Not all caves are formed underneath just rock. The Arroyo Tapiado caves in the southern portion of the Anza-Borrego desert are a great example of this. Over the centuries, rain has carved out small and large caves through the dirt and mud hills. Some of the caves in the area are thousands of years old, and the regions formations are 10,000 to 15,000 years old. Flash floods rush over the mud causing small bore holes to appear. Eventually, the small bore holes grow larger and turn into a little cave. Those little caves turn into a tunnel after lots of rain.
Several of the caves are actually held up by rock underneath them, not just mud. If you go into Carey’s Big Mud Cave, about half way through you will be able to see about 100 feet up in a little roof area this is a large rock formation that is holding up much of the cave. This cave was named by and after Dwight Carey who did his UCLA thesis on the area in the 70′s called Forms and Processes in the Pseudokarst Topography of Arroyo Tapiado.
Not only are there many caves, there are also countless slot canyons that can be explored as well. There are also still unexplored caves because of the tightness of them, and caves that have still not been discovered. The area is truly great to explore for the current formations and the possibility of discovering new ones. The mud caves are approximately 100 miles east of San Diego in the Anza-Borrego Desert State Park near Agua Caliente.
For you GPS folk, here is the coordinates for the turnoff to the mud caves:
Lat: 32.91530705 Lon: -116.24061996
Driving directions to the caves. Take the 8 east to Ocotillo. Turn left onto the S2 (Imperial Highway). Follow the road for about 21.5mi. Turn right onto Vallecito Creek which has a sign that says ‘Palm Spring’. After turning off of the Imperial Highway head down the dirt road .3 miles where the road curves to the right. Stay strait on this road heading south. At almost 2.5 miles you will see the Hollywood and Vine sign on your left. Keep going till you reach about 4.4 miles. There is a small sign that says Arroyo Tapiado to the left. Turn left up the drainage. Reset your odometer or GPS when you pass the sign. Here is a list of caves and canyon features mileage.
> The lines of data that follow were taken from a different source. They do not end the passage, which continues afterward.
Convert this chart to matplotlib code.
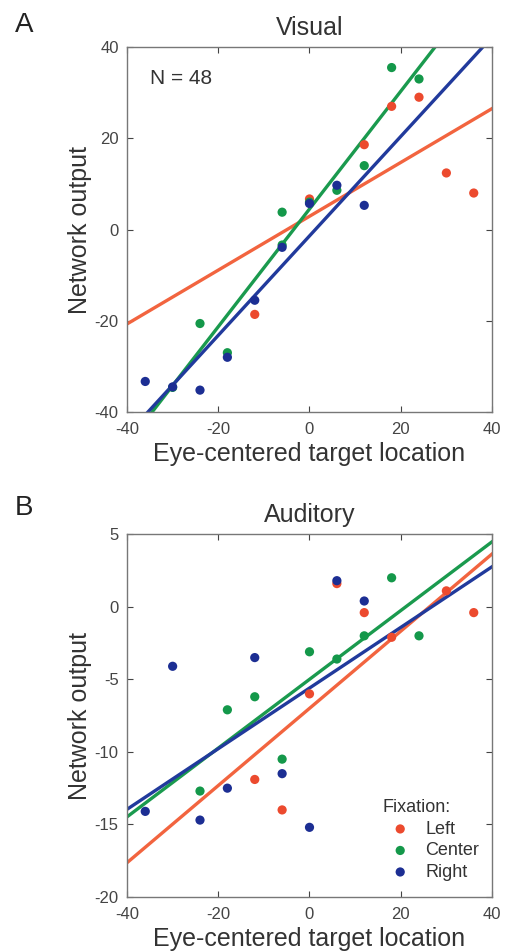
import matplotlib
matplotlib.use("Agg")
import matplotlib.pyplot as plt
import numpy as np

plt.rcParams['font.family'] = ['Liberation Sans', 'DejaVu Sans']
plt.rcParams['axes.unicode_minus'] = False

# Panel A (visual) data
vis_left_x = [-12, 0, 12, 18, 24, 30, 36]
vis_left_y = [-18.6, 6.7, 18.6, 27, 29, 12.4, 8]
vis_center_x = [-30, -24, -18, -6, -6, 0, 6, 12, 18, 24]
vis_center_y = [-34.6, -20.6, -27, 3.8, -3.4, 6, 8.6, 14, 35.5, 33]
vis_right_x = [-36, -30, -24, -18, -12, -6, 0, 6, 12]
vis_right_y = [-33.3, -34.5, -35.2, -28, -15.5, -3.9, 5.7, 9.7, 5.3]
vis_slope = [0.59, 1.29, 1.09]
vis_icept = [2.9, 4.5, -1.4]

# Panel B (auditory) data
aud_left_x = [-12, -6, 0, 6, 12, 18, 30, 36]
aud_left_y = [-11.9, -14, -6, 1.6, -0.4, -2.1, 1.1, -0.4]
aud_center_x = [-24, -18, -12, -6, 0, 6, 12, 18, 24]
aud_center_y = [-12.7, -7.1, -6.2, -10.5, -3.1, -3.6, -2, 2, -2]
aud_right_x = [-36, -30, -24, -18, -12, -6, 0, 6, 12]
aud_right_y = [-14.1, -4.1, -14.7, -12.5, -3.5, -11.5, -15.2, 1.8, 0.4]
aud_slope = [0.266, 0.237, 0.209]
aud_icept = [-7.0, -5.0, -5.6]

labels = ['Left', 'Center', 'Right']
line_colors = ['#f2643f', '#1a9a4e', '#213a9c']
dot_colors = ['#ec4a2e', '#14984a', '#1c2e93']

fig = plt.figure(figsize=(5.08, 9.52), dpi=100)
axA = fig.add_axes([0.25, 0.5672, 0.7185, 0.3834])
axB = fig.add_axes([0.25, 0.0578, 0.7185, 0.381])


def draw(ax, xs, ys, slopes, icepts, ylim, yticks, title):
    xx = np.array([-40, 40])
    for k in range(3):
        ax.plot(xx, slopes[k] * xx + icepts[k], color=line_colors[k], lw=2.4,
                zorder=2)
    for k in range(3):
        ax.scatter(xs[k], ys[k], s=44, color=dot_colors[k], edgecolors='none',
                   zorder=3, label=labels[k])
    ax.set_xlim(-40, 40)
    ax.set_ylim(*ylim)
    ax.set_xticks([-40, -20, 0, 20, 40])
    ax.set_yticks(yticks)
    ax.tick_params(direction='in', length=4, top=True, right=True,
                   labelsize=12, colors='#444444')
    ax.tick_params(axis='x', pad=7)
    ax.tick_params(axis='y', pad=6)
    for s in ax.spines.values():
        s.set_color('#777777')
        s.set_linewidth(1.0)
    ax.set_title(title, fontsize=18, color='#333333', pad=9)
    ax.set_xlabel('Eye-centered target location', fontsize=18,
                  color='#333333', labelpad=4)
    ax.set_ylabel('Network output', fontsize=18, color='#333333',
                  labelpad=2)


draw(axA, [vis_left_x, vis_center_x, vis_right_x],
     [vis_left_y, vis_center_y, vis_right_y], vis_slope, vis_icept,
     (-40, 40), [-40, -20, 0, 20, 40], 'Visual')
axA.text(-35, 33, 'N = 48', fontsize=15, color='#333333', va='center')

draw(axB, [aud_left_x, aud_center_x, aud_right_x],
     [aud_left_y, aud_center_y, aud_right_y], aud_slope, aud_icept,
     (-20, 5), [-20, -15, -10, -5, 0, 5], 'Auditory')
leg = axB.legend(title='Fixation:', loc='lower right', frameon=False,
                 fontsize=13, title_fontsize=13, handletextpad=0.4,
                 borderaxespad=0.3, labelspacing=0.25, markerscale=1.0,
                 bbox_to_anchor=(1.0, 0.01))
leg._legend_box.align = 'left'
for t in leg.get_texts():
    t.set_color('#333333')
leg.get_title().set_color('#333333')

fig.text(0.03, 0.9737, 'A', fontsize=20, color='#222222', va='center')
fig.text(0.03, 0.4664, 'B', fontsize=20, color='#222222', va='center')

fig.savefig('out.png', dpi=100)
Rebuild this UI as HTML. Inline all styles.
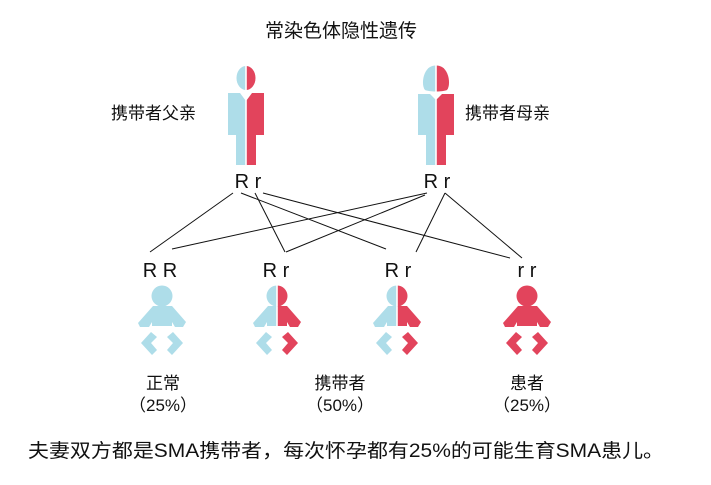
<!DOCTYPE html>
<html><head><meta charset="utf-8"><style>
html,body{margin:0;padding:0;background:#fff}
svg{display:block}
text{font-family:"Liberation Sans","Noto Sans CJK SC",sans-serif;fill:#111}
</style></head><body>
<svg width="711" height="485" viewBox="0 0 711 485" xmlns="http://www.w3.org/2000/svg">
<defs>
<clipPath id="L"><rect x="-100" y="-100" width="99.2" height="300"/></clipPath>
<clipPath id="R"><rect x="0.8" y="-100" width="100" height="300"/></clipPath>
<g id="baby">
<circle cx="0" cy="-1" r="10.5"/>
<polygon points="-9,9 10,9 24,25 21,30 13,30 10,25 10,29 -10,29 -10,25 -13,30 -22,30 -24,26"/>
<polygon points="-21,46 -11,35 -5,40 -11,46 -5,53 -10,58"/>
<polygon points="21,46 11,35 5,40 11,46 5,53 10,58"/>
</g>
<g id="man">
<ellipse cx="0" cy="1" rx="9.5" ry="12"/>
<polygon points="-18,16 -6,16 0,24 6,16 18,16 18,58 10,58 10,88 -10,88 -10,58 -18,58"/>
</g>
<g id="woman">
<path d="M-11,13 C-15,8 -13,-6 -6,-10 C-2,-12 2,-12 6,-10 C13,-6 15,8 11,13 C6,15 -6,15 -11,13Z"/>
<polygon points="-18,17 -6,17 0,23 6,17 18,17 18,58 10,58 10,88 -10,88 -10,58 -18,58"/>
</g>
</defs>

<text x="341" y="37" font-size="19" text-anchor="middle">常染色体隐性遗传</text>

<g transform="translate(246,77)">
<use href="#man" fill="#aedde9" clip-path="url(#L)"/>
<use href="#man" fill="#e2445c" clip-path="url(#R)"/>
</g>
<g transform="translate(436,77)">
<use href="#woman" fill="#aedde9" clip-path="url(#L)"/>
<use href="#woman" fill="#e2445c" clip-path="url(#R)"/>
</g>
<text x="111" y="119" font-size="17">携带者父亲</text>
<text x="465" y="119" font-size="17">携带者母亲</text>

<text x="248" y="188" font-size="20" text-anchor="middle">R r</text>
<text x="437" y="188" font-size="20" text-anchor="middle">R r</text>

<g stroke="#111" stroke-width="1" fill="none">
<line x1="233" y1="193" x2="150" y2="252"/>
<line x1="241" y1="193" x2="386" y2="249"/>
<line x1="255" y1="193" x2="285" y2="252"/>
<line x1="263" y1="193" x2="510" y2="258"/>
<line x1="427" y1="193" x2="172" y2="249"/>
<line x1="425" y1="195" x2="286" y2="252"/>
<line x1="445" y1="193" x2="416" y2="252"/>
<line x1="445" y1="193" x2="522" y2="258"/>
</g>

<text x="160" y="277" font-size="20" text-anchor="middle">R R</text>
<text x="276" y="277" font-size="20" text-anchor="middle">R r</text>
<text x="398" y="277" font-size="20" text-anchor="middle">R r</text>
<text x="527" y="277" font-size="20" text-anchor="middle">r r</text>

<g transform="translate(162,297)"><use href="#baby" fill="#aedde9"/></g>
<g transform="translate(277,297)">
<use href="#baby" fill="#aedde9" clip-path="url(#L)"/>
<use href="#baby" fill="#e2445c" clip-path="url(#R)"/>
</g>
<g transform="translate(397,297)">
<use href="#baby" fill="#aedde9" clip-path="url(#L)"/>
<use href="#baby" fill="#e2445c" clip-path="url(#R)"/>
</g>
<g transform="translate(527,297)"><use href="#baby" fill="#e2445c"/></g>

<g font-size="17" text-anchor="middle">
<text x="163" y="389">正常</text>
<text x="163" y="411">（25%）</text>
<text x="340" y="389">携带者</text>
<text x="340" y="411">（50%）</text>
<text x="527" y="389">患者</text>
<text x="527" y="411">（25%）</text>
</g>

<text x="28" y="457" font-size="19" textLength="636" lengthAdjust="spacingAndGlyphs">夫妻双方都是SMA携带者，每次怀孕都有25%的可能生育SMA患儿。</text>
</svg>
</body></html>
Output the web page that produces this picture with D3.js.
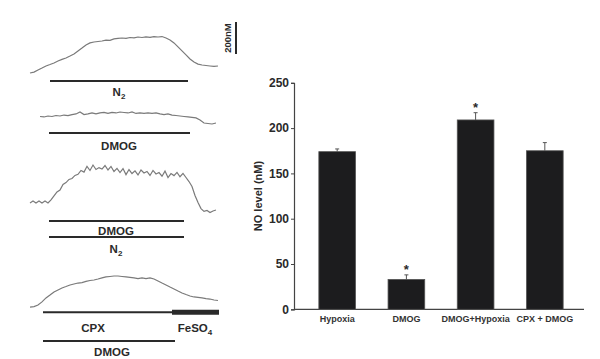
<!DOCTYPE html>
<html>
<head>
<meta charset="utf-8">
<script src="https://cdn.jsdelivr.net/npm/d3@7"></script>
<style>
  body { margin: 0; background: #fff; }
  svg { display: block; font-family: "Liberation Sans", Arial, sans-serif; }
</style>
</head>
<body>
<svg id="chart" width="600" height="359"></svg>
<script>
// bar chart data
const groups = ['Hypoxia', 'DMOG', 'DMOG+Hypoxia', 'CPX + DMOG'];
const noLevel = [174, 33, 209, 175];
const noErr = [3, 5, 8, 9];
const marked = [false, true, true, false];
const yTicks = [0, 50, 100, 150, 200, 250];

// recorded NO traces (nM above each trace's baseline, evenly sampled)
const traceN2 = [3, 9, 22, 34, 47, 56, 66, 78, 88, 97, 109, 122, 141, 159, 178, 191, 197, 200, 203, 209,
  207, 216, 219, 222, 220, 225, 223, 228, 225, 229, 226, 231, 228, 231, 222, 209, 191, 166, 141, 116,
  91, 72, 59, 53, 50, 47, 44, 47];
const traceDMOG = [47, 44, 50, 47, 53, 50, 56, 53, 59, 63, 75, 59, 63, 69, 63, 69, 72, 66, 72, 69,
  75, 72, 69, 75, 66, 69, 66, 69, 66, 69, 63, 59, 63, 56, 53, 50, 47, 44, 41, 38, 25, 6, 3, 0, 6];
const traceDMOGN2 = [69, 81, 69, 81, 69, 81, 69, 88, 113, 138, 150, 185, 196, 216, 222, 241, 248, 272, 262, 298,
  272, 306, 278, 290, 281, 303, 275, 297, 266, 285, 259, 284, 246, 278, 253, 270, 244, 275, 256, 266,
  241, 272, 250, 259, 236, 268, 228, 253, 240, 260, 233, 254, 228, 203, 172, 116, 72, 34, 16, 22, 9, 19, 25];
const traceCPX = [6, 9, 19, 38, 63, 81, 100, 113, 125, 134, 144, 150, 156, 159, 166, 172, 175, 181, 188, 194,
  197, 200, 200, 197, 194, 191, 188, 184, 188, 184, 188, 181, 169, 156, 144, 131, 119, 106, 94, 84,
  75, 69, 66, 63, 59, 56, 50, 47];

const svg = d3.select('#chart');
const ink = '#2a2a2a';

// ---------- left panel: traces ----------
const pxPerNM = 32 / 200;   // scale bar: 200 nM

function drawTrace(values, x0, x1, baseY) {
	let x = d3.scaleLinear().domain([0, values.length - 1]).range([x0, x1]);
	let y = d3.scaleLinear().domain([0, 200]).range([baseY, baseY - 200 * pxPerNM]);
	svg.append('path')
		.datum(values)
		.attr('fill', 'none')
		.attr('stroke', '#7a7a7a')
		.attr('stroke-width', 1.2)
		.attr('d', d3.line().x((d, i) => x(i)).y(d => y(d)));
}

drawTrace(traceN2, 30, 218, 73.5);
drawTrace(traceDMOG, 40, 216, 124);
drawTrace(traceDMOGN2, 30, 216, 214);
drawTrace(traceCPX, 30, 218, 308);

// treatment bars
function hbar(x0, x1, y, w) {
	svg.append('line')
		.attr('x1', x0).attr('x2', x1)
		.attr('y1', y).attr('y2', y)
		.attr('stroke', ink)
		.attr('stroke-width', w || 2);
}

function label(txt, x, y, sub) {
	let t = svg.append('text')
		.attr('x', x).attr('y', y)
		.attr('text-anchor', 'middle')
		.attr('font-size', 11.5)
		.attr('font-weight', 'bold')
		.attr('fill', ink)
		.text(txt);
	if (sub) {
		t.append('tspan')
			.attr('font-size', 8)
			.attr('dy', 3)
			.text(sub);
	}
}

hbar(50, 188, 81);
label('N', 119, 96, '2');
hbar(49, 190, 133);
label('DMOG', 119, 150);
hbar(49, 184, 221);
label('DMOG', 116, 235);
hbar(49, 184, 237);
label('N', 116, 253, '2');
hbar(43, 172, 312.3);
hbar(172, 219, 312.3, 5);
label('CPX', 93, 332);
label('FeSO', 195, 332, '4');
hbar(43, 175, 341);
label('DMOG', 112, 356);

// scale bar
svg.append('line')
	.attr('x1', 236).attr('x2', 236)
	.attr('y1', 22).attr('y2', 54)
	.attr('stroke', ink)
	.attr('stroke-width', 2);
svg.append('text')
	.attr('transform', 'translate(231,38) rotate(-90)')
	.attr('text-anchor', 'middle')
	.attr('font-size', 9.5)
	.attr('font-weight', 'bold')
	.attr('fill', ink)
	.text('200nM');

// ---------- right panel: bar chart ----------
const x = d3.scaleBand().domain(groups).range([305, 577]).paddingInner(0.47).paddingOuter(0.2);
const y = d3.scaleLinear().domain([0, 250]).range([309.3, 82.8]);

const yAxis = svg.append('g')
	.attr('transform', 'translate(294,0)')
	.call(d3.axisLeft(y).tickValues(yTicks).tickSize(3).tickPadding(2));
yAxis.select('.domain').attr('stroke', '#444').attr('stroke-width', 1.2);
yAxis.selectAll('.tick line').attr('stroke', '#444');
yAxis.selectAll('text')
	.attr('font-size', 12)
	.attr('font-weight', 'bold')
	.attr('fill', ink)
	.attr('font-family', '"Liberation Sans", Arial, sans-serif');

svg.append('line')
	.attr('x1', 294).attr('x2', 584)
	.attr('y1', y(0)).attr('y2', y(0))
	.attr('stroke', '#444')
	.attr('stroke-width', 1.2);

svg.append('text')
	.attr('transform', 'translate(262,' + ((y(0) + y(250)) / 2) + ') rotate(-90)')
	.attr('text-anchor', 'middle')
	.attr('font-size', 11)
	.attr('font-weight', 'bold')
	.attr('fill', ink)
	.text('NO level (nM)');

const bars = svg.append('g');
groups.forEach((g, i) => {
	let cx = x(g) + x.bandwidth() / 2;
	// error bar
	bars.append('line')
		.attr('x1', cx).attr('x2', cx)
		.attr('y1', y(noLevel[i])).attr('y2', y(noLevel[i] + noErr[i]))
		.attr('stroke', '#555').attr('stroke-width', 1);
	bars.append('line')
		.attr('x1', cx - 2).attr('x2', cx + 2)
		.attr('y1', y(noLevel[i] + noErr[i])).attr('y2', y(noLevel[i] + noErr[i]))
		.attr('stroke', '#555').attr('stroke-width', 1);
	bars.append('rect')
		.attr('x', x(g))
		.attr('y', y(noLevel[i]))
		.attr('width', x.bandwidth())
		.attr('height', y(0) - y(noLevel[i]))
		.attr('fill', '#1c1c1e')
		.attr('stroke', '#555')
		.attr('stroke-width', 0.8);
	if (marked[i]) {
		bars.append('text')
			.attr('x', cx)
			.attr('y', y(noLevel[i] + noErr[i]) - 1)
			.attr('text-anchor', 'middle')
			.attr('font-size', 13)
			.attr('font-weight', 'bold')
			.attr('fill', ink)
			.text('*');
	}
	bars.append('text')
		.attr('x', cx)
		.attr('y', y(0) + 13)
		.attr('text-anchor', 'middle')
		.attr('font-size', 9)
		.attr('font-weight', 'bold')
		.attr('fill', '#333')
		.text(g);
});
</script>
</body>
</html>
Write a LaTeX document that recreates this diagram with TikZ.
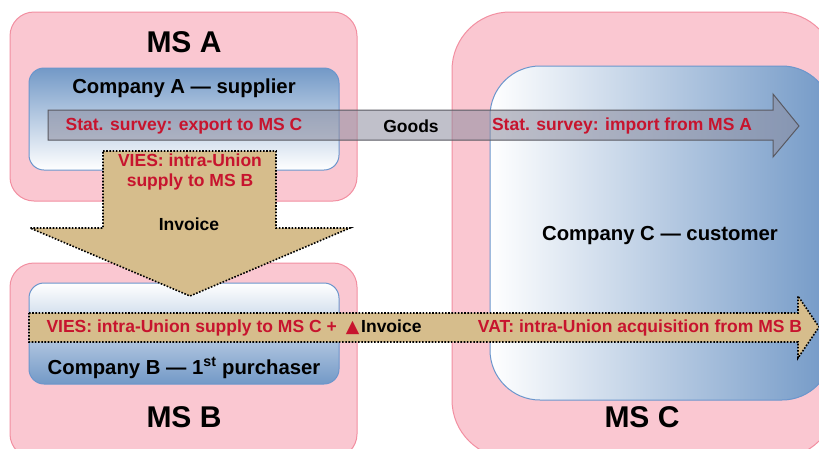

I have mapped out most of the caves and the locations of them. This is not perfect, as I did not record the exact GPS locations of the area, but should be used as a guide to the approximate locations of some of the caves. The red means that that part is underground and the blue is above ground.
There are almost too many caves to explore in one day, and camping is allowed in the area. If you have a night to spend in the area I would recommend it. Of the caves only a few you are able to walk from end to end without crawling, squeezing through or getting on your knees. Below are some of the caves that I recommend exploring because of the things they contain or how beautiful they are.
Carey’s big Mud Cave: This cave is one of the largest in the area. The ceilings are huge, up to 100 feet tall. There are no skylights in the cave until the exit at the very end. This would be the first cave I would explore to get a good idea of what the mud caves are like. Also keep a look out for the geocache near the end.
Chasm Cave: This is another easy to walk cave that is big, just around the corner from Carey’s Big Mud Cave. At over 1000 feet long it is slightly shorter than Carey’s Cave, but impressive none the less. There are also skylights in the cave. Near the exit at the end of the cave, check for bats up in the ceilings, several can be found in that area.
E-Ticket Cave: If you keep going at the end of Chasm Cave you can make it to E-Ticket Cave near the end of the canyon on the left hand side. I would only recommend this cave if you are willing to squeeze into extremely tight spaces and can navigate underground well.
Big Mud Cave: This is one of the most popular caves in the area. There are giant mud arches and the cave is fairly open and does not necessarily require lights.
I don’t want to explain too many caves because I believe it is more fun to explore them than just read all about them. This can be a great day trip or even an overnighter. There are more caves that have not been discovered yet in the area. This could also be a great family trip since some of the mud caves are so easy to walk through.
On my scale of 1-5 of place to explore, I give this a 5. Since you are in a desert environment there really isn’t that much to see, but there are some very cool mud forms in the area. I have been there several times and each time the other people and I have a great time exploring the caves and I always find something different or new.
If you do decide to go, several things that you would want to bring are: Several flashlights with extra batteries, PLENTY of water, hat, sunglasses, sunscreen, and a GPS (if you have one). You will get extremely dirty going though these caves, so dress appropriately. I would recommend going in the spring or fall time for the best weather, but if you are going during the summer just bring a large amount of water and wear lots of sunscreen and a hat to protect yourself from the sun as it can get over 115 degrees. In the winter it can get very cold very fast so bring warm clothing.